## Set problem
Beginning with the first line below, please repeat the material exactly, ending with the line that includes "const holdStart = 4.61, holdEnd".

## Material provided
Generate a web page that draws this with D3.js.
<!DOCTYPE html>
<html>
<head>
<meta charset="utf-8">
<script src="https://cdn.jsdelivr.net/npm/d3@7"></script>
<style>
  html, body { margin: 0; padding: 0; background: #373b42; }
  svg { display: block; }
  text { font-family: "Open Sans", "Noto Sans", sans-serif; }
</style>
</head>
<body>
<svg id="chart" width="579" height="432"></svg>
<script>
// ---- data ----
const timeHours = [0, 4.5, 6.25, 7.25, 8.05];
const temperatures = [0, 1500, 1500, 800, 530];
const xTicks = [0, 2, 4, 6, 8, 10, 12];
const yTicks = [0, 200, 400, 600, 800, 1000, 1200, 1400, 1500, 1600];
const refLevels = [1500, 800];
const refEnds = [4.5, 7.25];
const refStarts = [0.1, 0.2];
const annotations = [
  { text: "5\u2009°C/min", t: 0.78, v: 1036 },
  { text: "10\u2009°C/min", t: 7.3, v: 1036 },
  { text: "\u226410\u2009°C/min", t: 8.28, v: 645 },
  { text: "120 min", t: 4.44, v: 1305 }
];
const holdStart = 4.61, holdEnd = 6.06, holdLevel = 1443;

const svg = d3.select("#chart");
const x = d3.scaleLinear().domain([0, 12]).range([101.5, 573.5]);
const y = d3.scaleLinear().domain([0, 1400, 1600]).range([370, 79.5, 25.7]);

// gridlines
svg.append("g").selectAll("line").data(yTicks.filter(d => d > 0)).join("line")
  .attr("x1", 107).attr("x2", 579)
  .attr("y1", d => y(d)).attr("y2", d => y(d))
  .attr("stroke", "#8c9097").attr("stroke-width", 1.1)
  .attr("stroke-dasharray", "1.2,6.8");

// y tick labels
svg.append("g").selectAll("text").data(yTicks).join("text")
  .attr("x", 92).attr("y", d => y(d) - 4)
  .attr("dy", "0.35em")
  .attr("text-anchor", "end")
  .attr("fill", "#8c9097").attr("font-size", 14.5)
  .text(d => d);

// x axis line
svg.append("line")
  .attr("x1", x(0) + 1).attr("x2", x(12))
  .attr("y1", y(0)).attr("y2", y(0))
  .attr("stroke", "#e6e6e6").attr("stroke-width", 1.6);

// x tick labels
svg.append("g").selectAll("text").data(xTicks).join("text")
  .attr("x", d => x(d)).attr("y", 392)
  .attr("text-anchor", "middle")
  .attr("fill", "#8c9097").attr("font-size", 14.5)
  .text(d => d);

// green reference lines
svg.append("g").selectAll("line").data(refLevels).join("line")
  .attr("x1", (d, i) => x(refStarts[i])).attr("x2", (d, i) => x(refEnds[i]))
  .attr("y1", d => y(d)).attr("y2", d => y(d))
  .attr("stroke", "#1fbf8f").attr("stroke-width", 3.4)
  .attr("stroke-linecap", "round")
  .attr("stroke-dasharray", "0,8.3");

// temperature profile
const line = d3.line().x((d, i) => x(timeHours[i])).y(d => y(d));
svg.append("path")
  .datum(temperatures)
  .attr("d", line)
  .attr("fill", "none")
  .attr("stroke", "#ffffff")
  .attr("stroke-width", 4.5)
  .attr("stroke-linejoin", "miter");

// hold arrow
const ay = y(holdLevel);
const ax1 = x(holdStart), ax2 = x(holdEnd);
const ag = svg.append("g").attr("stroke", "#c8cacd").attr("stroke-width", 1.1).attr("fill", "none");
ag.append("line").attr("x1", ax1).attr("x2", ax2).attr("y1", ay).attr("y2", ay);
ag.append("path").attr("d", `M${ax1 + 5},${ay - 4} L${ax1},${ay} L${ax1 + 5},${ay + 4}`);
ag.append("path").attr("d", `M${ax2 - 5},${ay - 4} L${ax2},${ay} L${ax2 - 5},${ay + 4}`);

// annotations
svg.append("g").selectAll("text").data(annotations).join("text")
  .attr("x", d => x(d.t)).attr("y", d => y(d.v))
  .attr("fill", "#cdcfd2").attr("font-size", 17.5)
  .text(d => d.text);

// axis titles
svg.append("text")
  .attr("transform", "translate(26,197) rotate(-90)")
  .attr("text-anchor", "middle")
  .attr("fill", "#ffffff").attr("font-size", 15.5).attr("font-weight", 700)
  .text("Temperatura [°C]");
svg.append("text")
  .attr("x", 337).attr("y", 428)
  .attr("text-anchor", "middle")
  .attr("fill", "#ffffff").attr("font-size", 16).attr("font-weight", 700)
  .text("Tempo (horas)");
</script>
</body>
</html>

## Output of the task
Generate a web page that draws this with D3.js.
<!DOCTYPE html>
<html>
<head>
<meta charset="utf-8">
<script src="https://cdn.jsdelivr.net/npm/d3@7"></script>
<style>
  html, body { margin: 0; padding: 0; background: #373b42; }
  svg { display: block; }
  text { font-family: "Open Sans", "Noto Sans", sans-serif; }
</style>
</head>
<body>
<svg id="chart" width="579" height="432"></svg>
<script>
// ---- data ----
const timeHours = [0, 4.5, 6.25, 7.25, 8.05];
const temperatures = [0, 1500, 1500, 800, 530];
const xTicks = [0, 2, 4, 6, 8, 10, 12];
const yTicks = [0, 200, 400, 600, 800, 1000, 1200, 1400, 1500, 1600];
const refLevels = [1500, 800];
const refEnds = [4.5, 7.25];
const refStarts = [0.1, 0.2];
const annotations = [
  { text: "5\u2009°C/min", t: 0.78, v: 1036 },
  { text: "10\u2009°C/min", t: 7.3, v: 1036 },
  { text: "\u226410\u2009°C/min", t: 8.28, v: 645 },
  { text: "120 min", t: 4.44, v: 1305 }
];
const holdStart = 4.61, holdEnd = 6.06, holdLevel = 1443;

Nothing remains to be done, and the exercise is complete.